» **Written task**: Retype, exactly as they stand, the lines from the start of the data to the line that contains "const PAD_TOP = 36;", both ends included. Leave the pictures out.

» **Supplied material**:
— start —

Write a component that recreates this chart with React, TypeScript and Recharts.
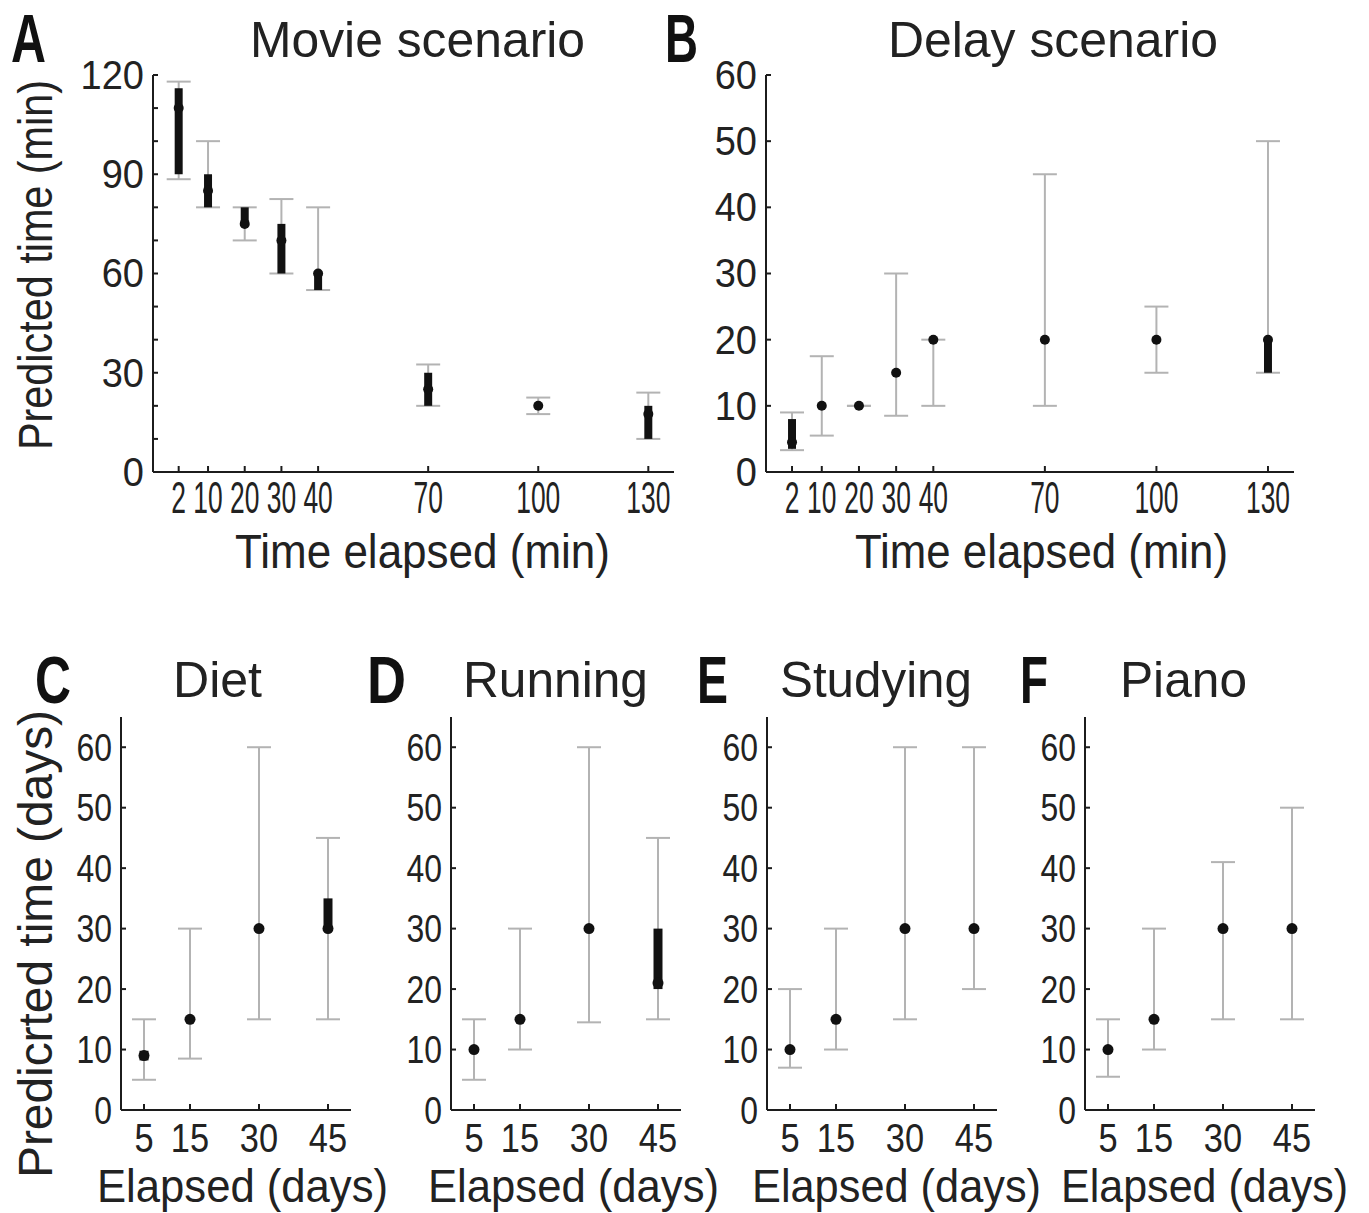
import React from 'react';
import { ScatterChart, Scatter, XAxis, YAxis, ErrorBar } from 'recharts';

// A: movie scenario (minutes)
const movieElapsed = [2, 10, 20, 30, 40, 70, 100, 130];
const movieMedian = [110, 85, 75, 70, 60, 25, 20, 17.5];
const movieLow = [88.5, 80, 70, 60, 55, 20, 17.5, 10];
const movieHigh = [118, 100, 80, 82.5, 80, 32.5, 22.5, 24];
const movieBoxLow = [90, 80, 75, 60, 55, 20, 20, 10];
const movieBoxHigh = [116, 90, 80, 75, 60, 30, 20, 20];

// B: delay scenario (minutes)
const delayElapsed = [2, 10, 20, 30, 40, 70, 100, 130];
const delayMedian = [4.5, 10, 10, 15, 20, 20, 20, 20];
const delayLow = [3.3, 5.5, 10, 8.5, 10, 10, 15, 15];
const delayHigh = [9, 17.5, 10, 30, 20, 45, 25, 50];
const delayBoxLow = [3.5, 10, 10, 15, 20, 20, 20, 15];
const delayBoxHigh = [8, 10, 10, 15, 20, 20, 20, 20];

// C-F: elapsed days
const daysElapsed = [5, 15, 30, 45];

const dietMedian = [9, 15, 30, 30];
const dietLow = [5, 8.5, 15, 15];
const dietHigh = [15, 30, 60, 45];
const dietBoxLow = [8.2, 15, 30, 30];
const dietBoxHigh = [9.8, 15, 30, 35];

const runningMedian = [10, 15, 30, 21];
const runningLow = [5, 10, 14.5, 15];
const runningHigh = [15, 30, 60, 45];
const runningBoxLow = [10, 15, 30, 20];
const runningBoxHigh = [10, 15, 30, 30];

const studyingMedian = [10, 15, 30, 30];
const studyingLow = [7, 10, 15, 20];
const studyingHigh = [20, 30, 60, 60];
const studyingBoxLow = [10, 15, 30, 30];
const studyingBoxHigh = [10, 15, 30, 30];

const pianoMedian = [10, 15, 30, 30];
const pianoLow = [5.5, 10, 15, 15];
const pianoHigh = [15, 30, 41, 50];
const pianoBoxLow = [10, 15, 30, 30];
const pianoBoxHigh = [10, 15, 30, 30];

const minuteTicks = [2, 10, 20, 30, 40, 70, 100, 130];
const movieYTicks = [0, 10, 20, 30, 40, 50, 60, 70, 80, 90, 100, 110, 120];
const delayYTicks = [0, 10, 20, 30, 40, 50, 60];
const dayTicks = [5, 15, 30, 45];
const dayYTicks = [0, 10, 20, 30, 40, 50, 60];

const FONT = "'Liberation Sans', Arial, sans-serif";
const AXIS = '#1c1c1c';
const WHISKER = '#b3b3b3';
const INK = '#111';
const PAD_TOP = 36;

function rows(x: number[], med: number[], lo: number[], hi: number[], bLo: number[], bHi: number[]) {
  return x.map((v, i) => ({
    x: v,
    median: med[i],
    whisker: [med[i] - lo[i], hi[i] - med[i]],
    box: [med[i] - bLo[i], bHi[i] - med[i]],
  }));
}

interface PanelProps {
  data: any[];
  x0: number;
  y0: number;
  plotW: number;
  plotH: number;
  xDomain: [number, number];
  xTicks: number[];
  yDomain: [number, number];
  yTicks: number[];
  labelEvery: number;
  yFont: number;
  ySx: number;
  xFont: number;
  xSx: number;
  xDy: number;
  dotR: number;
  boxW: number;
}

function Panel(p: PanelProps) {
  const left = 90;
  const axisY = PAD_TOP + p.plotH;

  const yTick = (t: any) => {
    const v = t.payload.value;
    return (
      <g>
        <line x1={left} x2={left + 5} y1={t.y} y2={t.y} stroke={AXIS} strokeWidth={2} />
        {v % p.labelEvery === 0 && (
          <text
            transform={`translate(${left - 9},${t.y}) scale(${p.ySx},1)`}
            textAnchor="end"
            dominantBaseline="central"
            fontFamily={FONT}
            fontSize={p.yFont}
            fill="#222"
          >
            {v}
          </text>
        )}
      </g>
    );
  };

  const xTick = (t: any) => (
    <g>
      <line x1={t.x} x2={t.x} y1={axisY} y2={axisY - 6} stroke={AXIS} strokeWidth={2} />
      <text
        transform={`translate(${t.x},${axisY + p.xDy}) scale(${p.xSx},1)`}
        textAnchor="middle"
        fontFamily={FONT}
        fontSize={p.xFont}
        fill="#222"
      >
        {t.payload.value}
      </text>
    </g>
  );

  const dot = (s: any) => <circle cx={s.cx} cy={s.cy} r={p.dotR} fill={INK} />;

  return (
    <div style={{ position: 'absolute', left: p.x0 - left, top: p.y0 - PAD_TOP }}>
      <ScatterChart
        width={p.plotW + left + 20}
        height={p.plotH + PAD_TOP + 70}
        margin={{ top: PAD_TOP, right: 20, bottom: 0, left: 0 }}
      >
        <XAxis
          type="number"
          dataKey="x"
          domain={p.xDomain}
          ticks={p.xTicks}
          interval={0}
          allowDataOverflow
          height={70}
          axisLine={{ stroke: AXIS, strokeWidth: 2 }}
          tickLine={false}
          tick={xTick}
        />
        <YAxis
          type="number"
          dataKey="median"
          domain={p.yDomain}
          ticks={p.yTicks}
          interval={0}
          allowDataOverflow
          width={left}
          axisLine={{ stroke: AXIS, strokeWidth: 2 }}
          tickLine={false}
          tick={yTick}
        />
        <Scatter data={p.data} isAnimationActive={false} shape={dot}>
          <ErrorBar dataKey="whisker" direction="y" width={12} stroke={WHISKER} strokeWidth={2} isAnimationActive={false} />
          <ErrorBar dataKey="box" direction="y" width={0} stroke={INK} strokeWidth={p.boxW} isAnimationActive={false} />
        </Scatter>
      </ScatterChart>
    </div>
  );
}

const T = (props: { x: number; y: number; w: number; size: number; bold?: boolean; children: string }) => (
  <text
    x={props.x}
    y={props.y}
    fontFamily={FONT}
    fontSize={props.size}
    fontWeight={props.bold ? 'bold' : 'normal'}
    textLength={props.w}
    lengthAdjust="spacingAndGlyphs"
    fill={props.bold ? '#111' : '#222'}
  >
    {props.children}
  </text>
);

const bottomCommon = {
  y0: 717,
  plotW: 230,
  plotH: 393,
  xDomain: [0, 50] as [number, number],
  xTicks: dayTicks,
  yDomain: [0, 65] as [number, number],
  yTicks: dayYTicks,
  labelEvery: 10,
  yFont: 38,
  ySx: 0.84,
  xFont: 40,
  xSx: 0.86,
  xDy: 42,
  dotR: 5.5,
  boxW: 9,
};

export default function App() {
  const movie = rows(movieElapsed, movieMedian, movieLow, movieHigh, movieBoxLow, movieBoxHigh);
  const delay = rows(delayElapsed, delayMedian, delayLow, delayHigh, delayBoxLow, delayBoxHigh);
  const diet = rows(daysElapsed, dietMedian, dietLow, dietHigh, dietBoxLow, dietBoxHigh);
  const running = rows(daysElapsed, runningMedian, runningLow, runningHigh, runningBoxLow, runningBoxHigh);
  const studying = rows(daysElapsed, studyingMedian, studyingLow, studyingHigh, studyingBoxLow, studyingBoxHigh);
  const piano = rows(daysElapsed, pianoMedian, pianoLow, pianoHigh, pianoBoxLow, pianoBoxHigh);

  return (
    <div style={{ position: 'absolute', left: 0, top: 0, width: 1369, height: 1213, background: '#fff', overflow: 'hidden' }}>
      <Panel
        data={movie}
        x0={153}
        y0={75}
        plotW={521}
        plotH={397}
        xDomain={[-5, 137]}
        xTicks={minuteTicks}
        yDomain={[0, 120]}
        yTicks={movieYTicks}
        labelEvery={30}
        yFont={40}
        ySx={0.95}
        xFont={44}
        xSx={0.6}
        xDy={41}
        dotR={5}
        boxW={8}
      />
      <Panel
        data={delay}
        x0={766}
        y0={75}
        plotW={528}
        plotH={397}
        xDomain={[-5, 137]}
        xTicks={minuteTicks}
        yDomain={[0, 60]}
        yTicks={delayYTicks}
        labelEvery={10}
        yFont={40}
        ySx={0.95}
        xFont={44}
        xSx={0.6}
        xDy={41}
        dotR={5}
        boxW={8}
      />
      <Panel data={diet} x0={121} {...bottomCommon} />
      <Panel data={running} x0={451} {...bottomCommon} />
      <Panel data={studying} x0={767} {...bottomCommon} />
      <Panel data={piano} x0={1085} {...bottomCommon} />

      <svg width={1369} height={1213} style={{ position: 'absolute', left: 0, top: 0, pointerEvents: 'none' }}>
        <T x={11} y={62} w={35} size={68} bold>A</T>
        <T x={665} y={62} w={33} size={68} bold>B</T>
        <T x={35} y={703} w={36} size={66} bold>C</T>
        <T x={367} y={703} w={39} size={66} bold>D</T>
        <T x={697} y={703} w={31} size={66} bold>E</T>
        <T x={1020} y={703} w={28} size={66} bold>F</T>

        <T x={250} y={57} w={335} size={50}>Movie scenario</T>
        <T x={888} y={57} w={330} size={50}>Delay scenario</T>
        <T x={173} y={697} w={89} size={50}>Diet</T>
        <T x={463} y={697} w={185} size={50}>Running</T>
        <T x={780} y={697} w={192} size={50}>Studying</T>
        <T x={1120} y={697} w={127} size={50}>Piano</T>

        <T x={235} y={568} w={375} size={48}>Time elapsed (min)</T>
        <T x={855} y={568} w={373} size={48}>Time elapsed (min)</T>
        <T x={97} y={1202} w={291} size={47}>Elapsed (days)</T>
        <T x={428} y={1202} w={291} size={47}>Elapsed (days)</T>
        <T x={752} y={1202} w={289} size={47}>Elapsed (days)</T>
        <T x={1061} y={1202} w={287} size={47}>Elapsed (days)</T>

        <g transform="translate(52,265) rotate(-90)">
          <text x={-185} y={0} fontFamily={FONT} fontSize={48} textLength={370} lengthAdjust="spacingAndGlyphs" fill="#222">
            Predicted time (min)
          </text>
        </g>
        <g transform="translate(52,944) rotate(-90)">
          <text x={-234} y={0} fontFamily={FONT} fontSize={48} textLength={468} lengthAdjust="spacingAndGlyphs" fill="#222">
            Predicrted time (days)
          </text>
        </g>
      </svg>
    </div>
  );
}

— end —

» **Worked solution**:
Write a component that recreates this chart with React, TypeScript and Recharts.
import React from 'react';
import { ScatterChart, Scatter, XAxis, YAxis, ErrorBar } from 'recharts';

// A: movie scenario (minutes)
const movieElapsed = [2, 10, 20, 30, 40, 70, 100, 130];
const movieMedian = [110, 85, 75, 70, 60, 25, 20, 17.5];
const movieLow = [88.5, 80, 70, 60, 55, 20, 17.5, 10];
const movieHigh = [118, 100, 80, 82.5, 80, 32.5, 22.5, 24];
const movieBoxLow = [90, 80, 75, 60, 55, 20, 20, 10];
const movieBoxHigh = [116, 90, 80, 75, 60, 30, 20, 20];

// B: delay scenario (minutes)
const delayElapsed = [2, 10, 20, 30, 40, 70, 100, 130];
const delayMedian = [4.5, 10, 10, 15, 20, 20, 20, 20];
const delayLow = [3.3, 5.5, 10, 8.5, 10, 10, 15, 15];
const delayHigh = [9, 17.5, 10, 30, 20, 45, 25, 50];
const delayBoxLow = [3.5, 10, 10, 15, 20, 20, 20, 15];
const delayBoxHigh = [8, 10, 10, 15, 20, 20, 20, 20];

// C-F: elapsed days
const daysElapsed = [5, 15, 30, 45];

const dietMedian = [9, 15, 30, 30];
const dietLow = [5, 8.5, 15, 15];
const dietHigh = [15, 30, 60, 45];
const dietBoxLow = [8.2, 15, 30, 30];
const dietBoxHigh = [9.8, 15, 30, 35];

const runningMedian = [10, 15, 30, 21];
const runningLow = [5, 10, 14.5, 15];
const runningHigh = [15, 30, 60, 45];
const runningBoxLow = [10, 15, 30, 20];
const runningBoxHigh = [10, 15, 30, 30];

const studyingMedian = [10, 15, 30, 30];
const studyingLow = [7, 10, 15, 20];
const studyingHigh = [20, 30, 60, 60];
const studyingBoxLow = [10, 15, 30, 30];
const studyingBoxHigh = [10, 15, 30, 30];

const pianoMedian = [10, 15, 30, 30];
const pianoLow = [5.5, 10, 15, 15];
const pianoHigh = [15, 30, 41, 50];
const pianoBoxLow = [10, 15, 30, 30];
const pianoBoxHigh = [10, 15, 30, 30];

const minuteTicks = [2, 10, 20, 30, 40, 70, 100, 130];
const movieYTicks = [0, 10, 20, 30, 40, 50, 60, 70, 80, 90, 100, 110, 120];
const delayYTicks = [0, 10, 20, 30, 40, 50, 60];
const dayTicks = [5, 15, 30, 45];
const dayYTicks = [0, 10, 20, 30, 40, 50, 60];

const FONT = "'Liberation Sans', Arial, sans-serif";
const AXIS = '#1c1c1c';
const WHISKER = '#b3b3b3';
const INK = '#111';
const PAD_TOP = 36;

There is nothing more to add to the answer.